Members of Congress are promoting a number of bills that would impose penalty
tariffs on Chinese products unless China does more to stop what US critics see
as unfair trade practices such as China's currency system and the rampant piracy
of American products.
American manufacturers contend that China is manipulating its currency to
keep it undervalued against the dollar by as much as 40 percent, making Chinese
goods cheaper in the US market and American products more expensive in China.
Last week, a bipartisan group of 42 members of the House of Representatives
petitioned the Bush administration to bring a trade case against China on the
currency issue. Lawmakers said they were not impressed by China's announcement
on Friday that it was slightly widening the daily trading range for the yuan,
which could allow the currency to rise in value more quickly.
Democratic Sen. Charles Schumer, a leading critic of China, called the
currency action a "nice gesture, but in the past, most of their gestures have
not produced any concrete change."
Schumer has said China must move more quickly if it wants to derail a
congressional push for punitive legislation that some fear could be the start of
a full-blown trade war between the two nations.

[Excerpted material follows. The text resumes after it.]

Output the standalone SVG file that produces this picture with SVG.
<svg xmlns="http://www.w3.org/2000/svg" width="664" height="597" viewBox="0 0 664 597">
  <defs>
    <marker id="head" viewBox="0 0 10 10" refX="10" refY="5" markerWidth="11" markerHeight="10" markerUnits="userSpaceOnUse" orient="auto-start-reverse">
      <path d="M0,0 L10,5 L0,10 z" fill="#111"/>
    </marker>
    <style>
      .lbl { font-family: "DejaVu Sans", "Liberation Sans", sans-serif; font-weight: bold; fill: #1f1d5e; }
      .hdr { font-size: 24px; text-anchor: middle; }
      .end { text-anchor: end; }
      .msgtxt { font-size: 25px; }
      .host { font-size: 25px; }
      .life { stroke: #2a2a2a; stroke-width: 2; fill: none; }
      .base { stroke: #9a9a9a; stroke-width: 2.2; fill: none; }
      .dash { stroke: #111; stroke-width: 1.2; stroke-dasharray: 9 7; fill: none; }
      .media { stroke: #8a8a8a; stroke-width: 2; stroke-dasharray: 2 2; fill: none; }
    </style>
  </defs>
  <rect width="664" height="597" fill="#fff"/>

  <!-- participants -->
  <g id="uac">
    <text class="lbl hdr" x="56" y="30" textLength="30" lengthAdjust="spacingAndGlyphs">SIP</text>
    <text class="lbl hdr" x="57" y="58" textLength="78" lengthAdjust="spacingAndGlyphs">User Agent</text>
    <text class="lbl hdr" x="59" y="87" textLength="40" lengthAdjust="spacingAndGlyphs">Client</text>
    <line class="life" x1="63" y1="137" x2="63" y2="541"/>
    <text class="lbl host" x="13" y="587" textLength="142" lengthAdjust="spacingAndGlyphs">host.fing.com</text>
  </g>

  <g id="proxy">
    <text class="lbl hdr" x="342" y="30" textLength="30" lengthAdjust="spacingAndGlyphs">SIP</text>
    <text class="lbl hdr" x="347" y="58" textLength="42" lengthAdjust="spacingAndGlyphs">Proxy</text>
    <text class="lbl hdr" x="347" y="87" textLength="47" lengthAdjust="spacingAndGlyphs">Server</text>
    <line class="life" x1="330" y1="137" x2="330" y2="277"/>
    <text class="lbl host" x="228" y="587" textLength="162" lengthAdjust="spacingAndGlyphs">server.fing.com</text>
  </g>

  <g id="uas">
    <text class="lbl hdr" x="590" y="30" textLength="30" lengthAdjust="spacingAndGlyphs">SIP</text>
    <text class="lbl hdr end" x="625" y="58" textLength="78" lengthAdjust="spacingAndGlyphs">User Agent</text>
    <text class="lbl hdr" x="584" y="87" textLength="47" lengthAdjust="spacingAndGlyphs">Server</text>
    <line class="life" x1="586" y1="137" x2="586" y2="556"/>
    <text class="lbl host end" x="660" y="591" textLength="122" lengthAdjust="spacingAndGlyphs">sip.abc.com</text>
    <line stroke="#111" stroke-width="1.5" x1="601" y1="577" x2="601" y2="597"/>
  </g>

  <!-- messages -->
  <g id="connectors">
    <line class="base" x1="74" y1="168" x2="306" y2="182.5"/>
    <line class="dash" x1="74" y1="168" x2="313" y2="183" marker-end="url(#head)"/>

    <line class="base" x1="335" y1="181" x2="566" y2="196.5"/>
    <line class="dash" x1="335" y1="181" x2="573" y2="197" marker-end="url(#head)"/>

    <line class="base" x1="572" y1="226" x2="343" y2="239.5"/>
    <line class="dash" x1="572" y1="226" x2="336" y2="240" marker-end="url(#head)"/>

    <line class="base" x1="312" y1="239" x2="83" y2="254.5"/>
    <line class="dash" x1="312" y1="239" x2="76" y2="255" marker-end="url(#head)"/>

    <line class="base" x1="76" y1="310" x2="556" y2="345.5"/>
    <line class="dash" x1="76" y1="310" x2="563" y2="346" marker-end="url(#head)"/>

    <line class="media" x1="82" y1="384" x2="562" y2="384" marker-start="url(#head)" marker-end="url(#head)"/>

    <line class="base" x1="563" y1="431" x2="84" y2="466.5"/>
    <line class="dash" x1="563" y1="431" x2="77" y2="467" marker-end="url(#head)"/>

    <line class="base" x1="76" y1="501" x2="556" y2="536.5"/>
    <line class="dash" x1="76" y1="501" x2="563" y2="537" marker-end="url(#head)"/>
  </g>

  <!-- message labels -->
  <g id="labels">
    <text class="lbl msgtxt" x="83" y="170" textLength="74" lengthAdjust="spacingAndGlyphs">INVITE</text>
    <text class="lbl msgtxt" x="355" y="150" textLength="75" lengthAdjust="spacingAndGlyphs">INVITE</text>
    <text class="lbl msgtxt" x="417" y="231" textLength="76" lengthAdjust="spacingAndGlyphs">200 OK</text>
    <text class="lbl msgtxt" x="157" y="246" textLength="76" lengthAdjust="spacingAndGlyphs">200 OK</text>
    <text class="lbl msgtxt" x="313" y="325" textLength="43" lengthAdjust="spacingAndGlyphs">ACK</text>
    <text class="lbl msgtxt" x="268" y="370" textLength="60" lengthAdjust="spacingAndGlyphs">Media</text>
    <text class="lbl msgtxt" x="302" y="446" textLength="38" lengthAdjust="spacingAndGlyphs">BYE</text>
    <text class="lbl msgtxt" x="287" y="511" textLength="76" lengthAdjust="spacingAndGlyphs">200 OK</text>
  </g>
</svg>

There were reports that China seriously considered calling off this round of
talks after the Bush administration, in an effort to pre-empt tougher actions in
Congress, imposed penalty tariffs on Chinese paper products in a fight over
government subsidies and filed two cases against China before the World Trade
Organization.
But China in recent days has made a number of moves in an effort to defuse
American unhappiness. In addition to announcing the slight change in its
currency band, China said early in the month that it would buy $4.3 billion
(euro3.2 billion) in American high-technology products from such companies as
Microsoft Corp., Oracle Corp. and Hewlett Packard Co. in its latest US buying
spree.
"It is not China's purpose to gain a surplus," Foreign Ministry spokeswoman
Jiang Yu said at a news conference Tuesday in Beijing, adding that China was
reducing reliance on exports by increasing domestic consumption.
"We are going to expand in the future our imports from the United States,"
she said.
And over the weekend, China announced that it would invest $3 billion
(euro2.2 billion) of its $1.2 trillion (euro890 billion) in foreign currency
reserves in Blackstone Group LP, the second-largest US private equity firm.
It remains to be seen whether the new flurry of activity will be enough to
persuade members of Congress to stop pushing for punitive sanctions in light of
a still-rising trade gap with China and voter unhappiness over 3.2 million US
manufacturing jobs lost since 2000.
"I think Congress will end up penalizing the Chinese in some way for what
lawmakers regard as an undervalued exchange rate," said Gary Hufbauer, a trade
expert at the Peterson Institute, a Washington think tank. "The details of how
the penalties will be crafted and what kind of flexibility the administration
will be given in imposing them will all be subject to debate."